The 2026 edition, themed Who Cares: Collecting, preserving, and curating in museums, archives, and organizations, invites participants to explore discourses, practices, ethics, and politics of care in contexts of collecting, preserving, restoring, curating, interpreting, and managing or organizing, by asking:
- Who cares for objects, materials, data, and their histories – also in view of the social mission and responsibility of heritage institutions? How are decisions made about what is preserved, restored, or allowed to decay?
- How do we deal with fragile, ageing, damaged, repressed, or illegible materials—documents, artworks, artifacts with digital methods?

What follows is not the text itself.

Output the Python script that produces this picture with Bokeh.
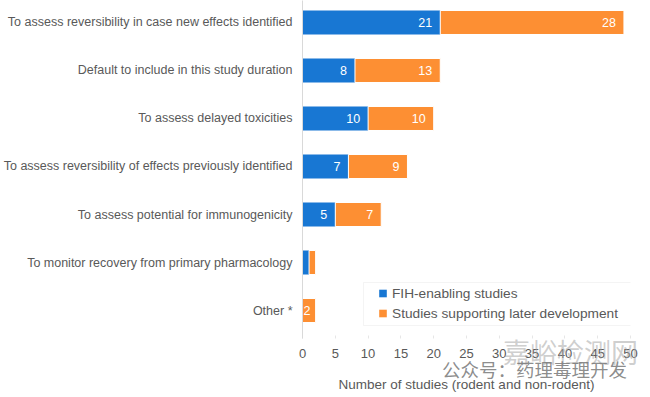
from bokeh.plotting import figure
from bokeh.models import ColumnDataSource, FixedTicker, Legend, LegendItem, Div, BoxAnnotation
from bokeh.layouts import column
from bokeh.embed import file_html
from bokeh.resources import INLINE
from bokeh.core.properties import value

categories = [
    "To assess reversibility in case new effects identified",
    "Default to include in this study duration",
    "To assess delayed toxicities",
    "To assess reversibility of effects previously identified",
    "To assess potential for immunogenicity",
    "To monitor recovery from primary pharmacology",
    "Other *",
]
fih = [21, 8, 10, 7, 5, 1, 0]
later = [28, 13, 10, 9, 7, 1, 2]
show_label = [True, True, True, True, True, False, True]
x_ticks = [0, 5, 10, 15, 20, 25, 30, 35, 40, 45, 50]

BLUE = "#1877D3"
ORANGE = "#FD8F33"
GRAY = "#595959"
FONT = "Liberation Sans"

n = len(categories)
ypos = [n - 1 - i for i in range(n)]

src = ColumnDataSource(dict(
    y=ypos,
    fih=fih,
    total=[a + b for a, b in zip(fih, later)],
))

p = figure(width=650, height=397, output_backend="svg", toolbar_location=None,
           x_range=(0, 50), y_range=(-0.583, 6.458),
           min_border_left=302, min_border_right=20, min_border_top=0, min_border_bottom=59)
p.outline_line_color = None
p.grid.visible = False
p.background_fill_color = "white"
p.border_fill_color = "white"

r1 = p.hbar(y="y", left=0, right="fih", height=0.5, source=src, fill_color=BLUE, line_color=None)
r2 = p.hbar(y="y", left="fih", right="total", height=0.5, source=src, fill_color=ORANGE,
            line_color="white", line_width=1)

# value labels
lx, ly, lt, la, lo = [], [], [], [], []
for i in range(n):
    if not show_label[i]:
        continue
    if fih[i] > 0:
        lx.append(fih[i]); ly.append(ypos[i]); lt.append(str(fih[i])); la.append("right"); lo.append(-8)
    if later[i] > 0:
        if later[i] >= 4:
            lx.append(fih[i] + later[i]); la.append("right"); lo.append(-8)
        else:
            lx.append(fih[i] + later[i] / 2); la.append("center"); lo.append(-2)
        ly.append(ypos[i]); lt.append(str(later[i]))
lsrc = ColumnDataSource(dict(x=lx, y=ly, t=lt, a=la, o=lo))
p.text(x="x", y="y", text="t", source=lsrc, text_align="a", x_offset="o",
       text_baseline="middle", text_color="white", text_font_size="12.5px",
       text_font=value(FONT))

# axes
p.yaxis.ticker = FixedTicker(ticks=ypos)
p.yaxis.major_label_overrides = {ypos[i]: categories[i] for i in range(n)}
p.yaxis.axis_line_color = "#D9D9D9"
p.yaxis.major_tick_line_color = None
p.yaxis.major_tick_in = 0
p.yaxis.major_tick_out = 0
p.yaxis.minor_tick_line_color = None
p.yaxis.minor_tick_out = 0
p.yaxis.major_label_standoff = 10
p.yaxis.major_label_text_color = GRAY
p.yaxis.major_label_text_font_size = "12.5px"
p.yaxis.major_label_text_font = FONT

p.xaxis.ticker = FixedTicker(ticks=x_ticks)
p.xaxis.axis_line_color = None
p.xaxis.major_tick_line_color = "#E6E6E6"
p.xaxis.major_tick_in = 3
p.xaxis.major_tick_out = 0
p.xaxis.minor_tick_line_color = None
p.xaxis.major_label_standoff = 10
p.xaxis.major_label_text_color = GRAY
p.xaxis.major_label_text_font_size = "13px"
p.xaxis.major_label_text_font = FONT
p.xaxis.axis_label = "Number of studies (rodent and non-rodent)"
p.xaxis.axis_label_text_font_style = "normal"
p.xaxis.axis_label_text_color = GRAY
p.xaxis.axis_label_text_font_size = "13.5px"
p.xaxis.axis_label_text_font = FONT
p.xaxis.axis_label_standoff = 16

# legend frame (screen units, relative to the plot frame)
p.add_layout(BoxAnnotation(left=61, right=330, bottom=13, top=56,
                           left_units="screen", right_units="screen",
                           bottom_units="screen", top_units="screen",
                           fill_color="white", fill_alpha=1.0,
                           line_color="#D9D9D9", line_width=1))

# legend (marker renderers of size 0: only their legend swatches are seen)
lg1 = p.scatter(x="fih", y="y", source=src, size=0, marker="square", fill_color=BLUE, line_color=None)
lg2 = p.scatter(x="total", y="y", source=src, size=0, marker="square", fill_color=ORANGE, line_color=None)
legend = Legend(items=[LegendItem(label="FIH-enabling studies", renderers=[lg1]),
                       LegendItem(label="Studies supporting later development", renderers=[lg2])],
                location=(71, 15), orientation="vertical",
                padding=0, margin=0, spacing=0, glyph_width=19, glyph_height=20, label_height=20,
                label_standoff=0,
                border_line_color=None, background_fill_color=None, background_fill_alpha=0,
                label_text_font_size="13.7px", label_text_color=GRAY, label_text_font=FONT)
p.add_layout(legend, "center")

# watermark overlay texts
CJK = "'Noto Sans CJK SC', sans-serif"
wm1 = Div(text="嘉峪检测网", width=150, height=30,
          styles={"position": "absolute", "left": "503px", "top": "338px", "margin": "0",
                  "padding": "0", "font-family": CJK, "font-size": "27px", "line-height": "27px",
                  "color": "rgba(165,165,165,0.55)", "white-space": "nowrap", "z-index": "10",
                  "pointer-events": "none"})
wm2 = Div(text="公众号：药理毒理开发", width=200, height=22,
          styles={"position": "absolute", "left": "442px", "top": "360px", "margin": "0",
                  "padding": "0", "font-family": CJK, "font-size": "18.5px", "line-height": "19px",
                  "color": "rgba(120,120,120,0.85)", "white-space": "nowrap", "z-index": "10",
                  "pointer-events": "none"})

layout = column(p, wm1, wm2, spacing=0)
open("out.html", "w").write(file_html(layout, INLINE))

- How do we ensure the preservation of digitized records and how do develop sustainable practice for managing born-digital texts and artifacts?
- What does “curating” or “restoring” mean from a perspective of care and advocacy for long overlooked agents, materials, or practices?
- How can we make mechanisms of inclusion and exclusion visible—also in restoration practices, conservation priorities, strategies, and heritage politics?
- How do organizations collect, maintain, repair, and sometimes erase knowledge, memories, and data and how can such collective memories and repositories be restored and investigated?
- How do climate change, environmental degradation, and resource scarcity transform conservation and restoration practices, and which strategies already exist? (e.g., climate proofing collections, dealing with mold, humidity, pests, extreme weather events)
- How do care concepts and practices differ across cultural heritage institutions, companies, communities, or activist groups?
- How can the societal actors be actively involved in care practices, especially through participatory approaches and/or Citizen Science?